Lowe's is set to unveil a new marketing campaign, tagline and overall brand positioning tied to a series of new capabilities that will allow consumers to manage a variety of home-improvement and maintenance projects.
The tagline, "Never Stop Improving," will go live Monday, Sept. 19, along with a new campaign from agency BBDO. Both efforts set the stage for the launch of My Lowe's in mid-October. At the core of that offering will be the ability for consumers to easily access records of everything they've purchased at Lowe's , including information such as owner's manuals, warranties and extended protection plans. Consumers will also be able to personalize the application with dimensions of rooms in their homes and colors used in those rooms, for example. Eventually, there will be "envisioning" tools that allow consumers to virtually view various configurations of colors and flooring for their homes, as well as develop wish lists.
My Lowe's will be the first of those capabilities, he said. The opt-in program will launch as a web-based application, though it will soon migrate to mobile. Mr. Lamb cited a number of examples from his personal life in illustrating how the program will work. A three-foot patch of shingles was recently ripped off his roof, for example. With My Lowe's he would have been able to store the original brand, color and dimensions of the shingles for retrieval later, making it easy to repair that portion of the roof. Likewise, most people keep track of paint colors in their house, by storing the mostly empty bucket in the garage, he said. With My Lowe's , the brand, sheen and color would all be saved, making it easy to re-purchase.
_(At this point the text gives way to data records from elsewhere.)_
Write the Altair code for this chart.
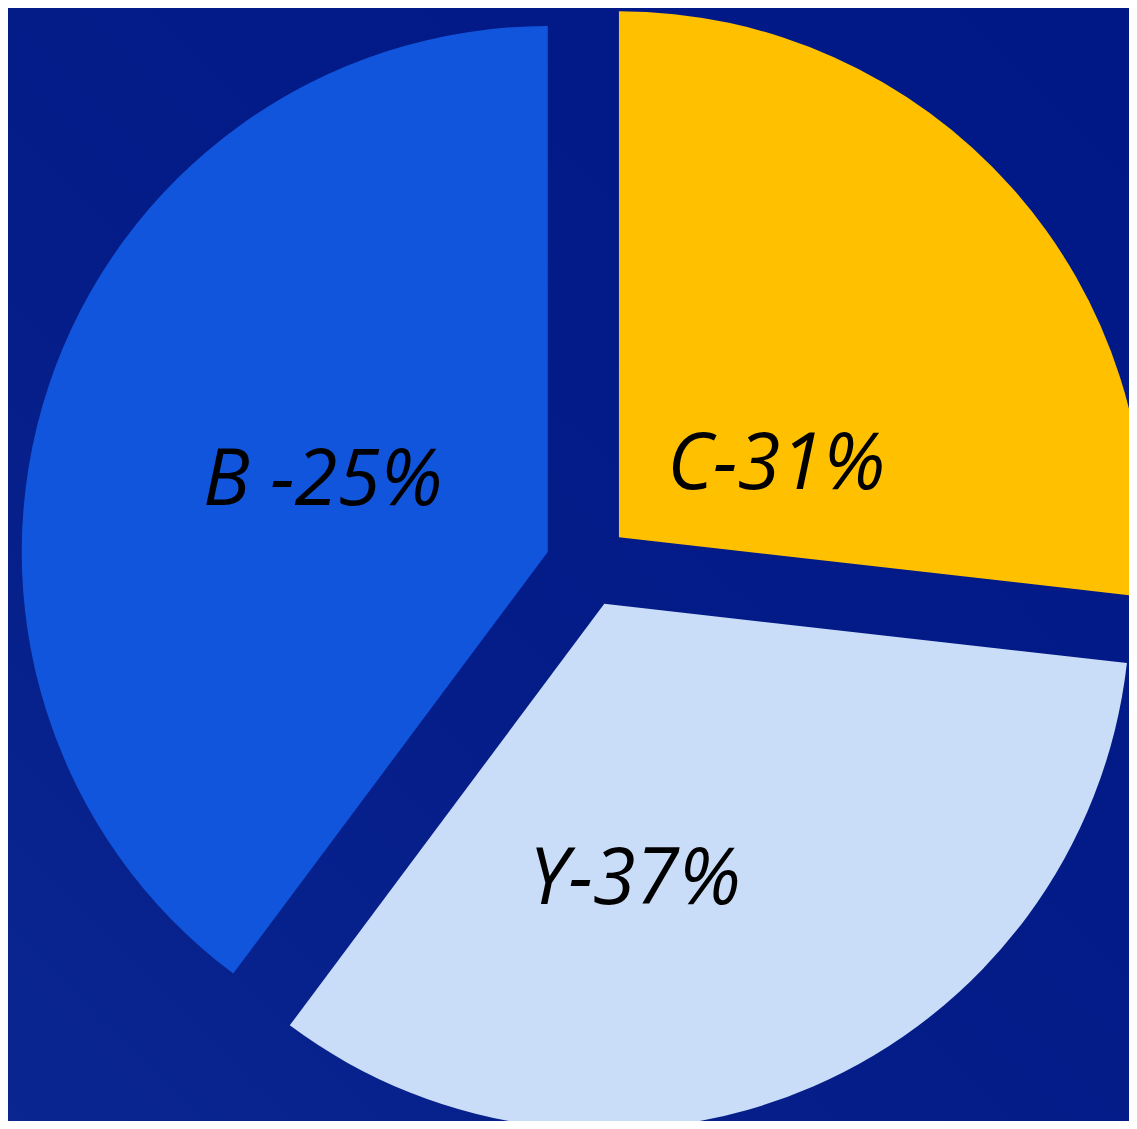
import math
import numpy as np
import pandas as pd
import altair as alt

# ---- data ----
categories = ["C", "Y", "B"]
values = [26.8, 33.4, 39.8]
labels = ["C-31%", "Y-37%", "B -25%"]

# ---- styles / layout ----
colors = ["#FFC000", "#CADDF8", "#1155DD"]
W, H = 1121, 1113
CX, CY = 579.6, 557.2
R = 526
EXPLODE = 42
label_shift = {"C": 15.8, "Y": 17.0, "B": 0.0}   # degrees from slice middle
label_radius = {"C": 175, "Y": 274, "B": 237}

total = float(sum(values))
starts, ends, acc = [], [], 0.0
for v in values:
    starts.append(acc)
    acc += v
    ends.append(acc)

df = pd.DataFrame({"category": categories, "value": values, "label": labels,
                   "start": starts, "end": ends})
df["mid"] = (df["start"] + df["end"]) / 2
ang = df["mid"] / total * 2 * math.pi
df["px"] = CX + EXPLODE * np.sin(ang)
df["py"] = CY - EXPLODE * np.cos(ang)
df["label_pos"] = df["mid"] + df["category"].map(label_shift) / 360.0 * total
df["label_r"] = df["category"].map(label_radius)

theta_scale = alt.Scale(domain=[0, total])

bg = alt.Chart(alt.Data(values=[{"a": 1}])).mark_rect(
    color=alt.LinearGradient(
        gradient="linear",
        stops=[alt.GradientStop(color="#0a2690", offset=0),
               alt.GradientStop(color="#041c88", offset=0.45),
               alt.GradientStop(color="#001886", offset=1)],
        x1=0, y1=1, x2=1, y2=0),
    strokeWidth=0,
).encode(x=alt.value(0), x2=alt.value(W), y=alt.value(0), y2=alt.value(H))

arcs = alt.Chart(df).mark_arc(radius=R, strokeWidth=0).encode(
    theta=alt.Theta("start:Q", scale=theta_scale, stack=False),
    theta2="end:Q",
    x=alt.X("px:Q", scale=None, axis=None),
    y=alt.Y("py:Q", scale=None, axis=None),
    color=alt.Color("category:N", scale=alt.Scale(domain=categories, range=colors), legend=None),
)

text = alt.Chart(df).mark_text(
    font="Open Sans", fontStyle="italic", fontSize=78, color="black",
    align="center", baseline="middle", dy=5,
).encode(
    x=alt.X("px:Q", scale=None, axis=None),
    y=alt.Y("py:Q", scale=None, axis=None),
    theta=alt.Theta("label_pos:Q", scale=theta_scale, stack=False),
    radius=alt.Radius("label_r:Q", scale=None),
    text="label:N",
)

chart = alt.layer(bg, arcs, text).properties(
    width=W, height=H, padding=0, autosize="none", background="#041c88"
).configure_view(stroke=None)

chart.save("out.html", embed_options={"renderer": "svg", "actions": False})
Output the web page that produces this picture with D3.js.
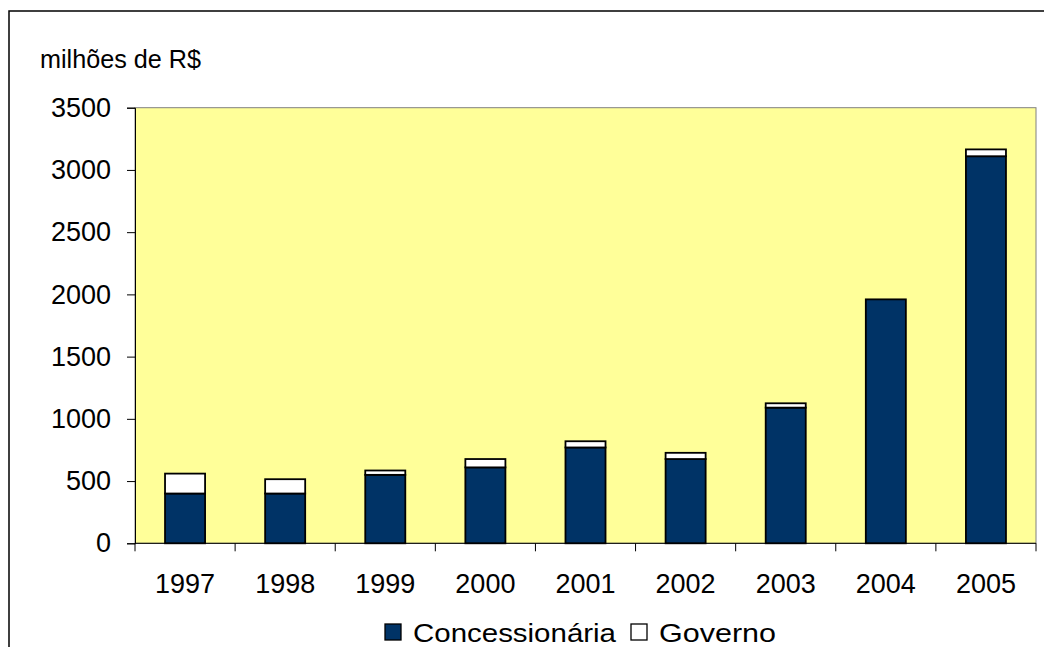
<!DOCTYPE html>
<html>
<head>
<meta charset="utf-8">
<script src="https://cdn.jsdelivr.net/npm/d3@7"></script>
<style>
  body { margin: 0; background: #fff; }
  text { font-family: "Liberation Sans", Arial, sans-serif; fill: #000; }
</style>
</head>
<body>
<script>
var years = ["1997","1998","1999","2000","2001","2002","2003","2004","2005"];
var concessionaria = [400, 400, 550, 610, 770, 677, 1090, 1960, 3110];
var governo = [160, 115, 35, 67, 50, 50, 35, 0, 55];
var yTicks = [0, 500, 1000, 1500, 2000, 2500, 3000, 3500];

var W = 1044, H = 647;
var pLeft = 135, pRight = 1036, pTop = 107.7, pBottom = 543.3;

var svg = d3.select("body").append("svg").attr("width", W).attr("height", H);

// outer frame
svg.append("rect").attr("x", 9).attr("y", 11).attr("width", W).attr("height", H)
   .attr("fill", "none").attr("stroke", "#000").attr("stroke-width", 1.5);

var x = d3.scaleBand().domain(years).range([pLeft, pRight]).paddingInner(0.6).paddingOuter(0.3);
var y = d3.scaleLinear().domain([0, 3500]).range([pBottom, pTop]);

// plot area
svg.append("rect").attr("x", pLeft).attr("y", pTop).attr("width", pRight - pLeft).attr("height", pBottom - pTop)
   .attr("fill", "#FFFF99").attr("stroke", "#808080").attr("stroke-width", 1);

var rows = years.map(function(d, i){ return { year: d, c: concessionaria[i], g: governo[i] }; });

svg.selectAll("rect.conc")
      .data(rows)
      .enter().append("rect")
                .attr("class", "conc")
                .attr("x", function(d){ return x(d.year); })
                .attr("width", x.bandwidth())
                .attr("y", function(d){ return y(d.c); })
                .attr("height", function(d){ return y(0) - y(d.c); })
                .attr("fill", "#003366")
                .attr("stroke", "#000").attr("stroke-width", 1.8);

svg.selectAll("rect.gov")
      .data(rows.filter(function(d){ return d.g > 0; }))
      .enter().append("rect")
                .attr("class", "gov")
                .attr("x", function(d){ return x(d.year); })
                .attr("width", x.bandwidth())
                .attr("y", function(d){ return y(d.c + d.g); })
                .attr("height", function(d){ return y(d.c) - y(d.c + d.g); })
                .attr("fill", "#fff")
                .attr("stroke", "#000").attr("stroke-width", 1.8);

// y axis
var yAxis = svg.append("g").attr("transform", "translate(" + pLeft + ",0)")
   .call(d3.axisLeft(y).tickValues(yTicks).tickSize(8).tickPadding(16).tickFormat(d3.format("d")));
yAxis.select(".domain").attr("stroke", "#000");
yAxis.selectAll("line").attr("stroke", "#000");
yAxis.selectAll("text").attr("font-size", 27).attr("font-family", "Liberation Sans, Arial, sans-serif");

// x axis with ticks between categories
var xAxis = svg.append("g").attr("transform", "translate(0," + pBottom + ")");
xAxis.append("line").attr("x1", pLeft).attr("x2", pRight).attr("stroke", "#000");
var step = (pRight - pLeft) / years.length;
xAxis.selectAll("line.tick")
     .data(d3.range(years.length + 1))
     .enter().append("line")
             .attr("class", "tick")
             .attr("x1", function(d){ return pLeft + d * step; })
             .attr("x2", function(d){ return pLeft + d * step; })
             .attr("y1", 0).attr("y2", 8)
             .attr("stroke", "#000");
xAxis.selectAll("text")
     .data(years)
     .enter().append("text")
             .attr("x", function(d){ return x(d) + x.bandwidth() / 2; })
             .attr("y", 50)
             .attr("text-anchor", "middle")
             .attr("font-size", 27)
             .text(function(d){ return d; });

// unit label
svg.append("text").attr("x", 40).attr("y", 68).attr("font-size", 25)
   .attr("textLength", 161).attr("lengthAdjust", "spacingAndGlyphs").text("milhões de R$");

// legend
var legend = [{ name: "Concessionária", color: "#003366", w: 203 }, { name: "Governo", color: "#fff", w: 117 }];
var lx = [385, 631];
legend.forEach(function(d, i){
  svg.append("rect").attr("x", lx[i]).attr("y", 624).attr("width", 16).attr("height", 16)
     .attr("fill", d.color).attr("stroke", "#000").attr("stroke-width", 1.3);
  svg.append("text").attr("x", lx[i] + 28).attr("y", 642).attr("font-size", 26)
     .attr("textLength", d.w).attr("lengthAdjust", "spacingAndGlyphs").text(d.name);
});
</script>
</body>
</html>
In the coming months, the retailer will also give consumers the option of doing things like setting reminders to change out furnace filters or auto-subscribing to receive the type of filter they need, when they need it.
The launch spot for the campaign was selected from dozens that were tested with consumers, Mr. Lamb said. It follows a couple from first date to aging grandparents, making home improvements big and little all along the way. It's an emotional spot with an upbeat soundtrack from a little known artist, 23-year-old New Zealander Gin Wigmore. Mr. Lamb expects it will resonate with a broad swath of consumers.
"We carefully tested this particular spot as a launch spot to ensure that a range of consumers: men, women, commercial customers, businesses, millennials, boomers would connect with the spot and the music," Mr. Lamb said. "What we're doing with this first round of advertising is setting the stage with this promise that Lowe's is in the process of starting this journey to 'Never Stop Improving.'"
Mr. Lamb declined to comment on spending for the campaign, which will run through this year and into 2012, though it's worth noting that Lowe's typically has its big advertising pushes in the spring. Spending in the second quarter typically accounts for more than one-third of the annual measured media budget, according to Kantar. Last year the retailer spent $390 million on measured media.
Lowe's is the second-largest home improvement retailer to Home Depot. Last month, Lowe's reported a 1.3% uptick in second-quarter sales to $14.5 billion, while Home Depot saw sales jump 4.2% to $20.2 billion. However, Lowe's typically outstrips its rival in terms of buzz, according to YouGov BrandIndex. Lowe's has taken a lead in perception scores for most of the year to date and currently has a "pretty significant" lead, a spokesman for the tracking firm said.
Still, Mr. Lamb believes the new brand positioning will further distinguish Lowe's , as well as rally employees. This Friday a pep rally will be held at the retailer's corporate office in Mooresville, N.C., where the launch spot and My Lowe's application will be previewed. Field employees at stores across the country saw the preview via Lowe's internal network beginning Tuesday.
"We're setting a new mindset and expectation, as far as behavior from our team," Mr. Lamb said. "Over the last several years, our employees have been looking for a handle or rallying cry. The neat thing, as a marketing professional, has been to see how our employees at the corporate office and the stores have grabbed on to this and are telling us that they understand this [message]."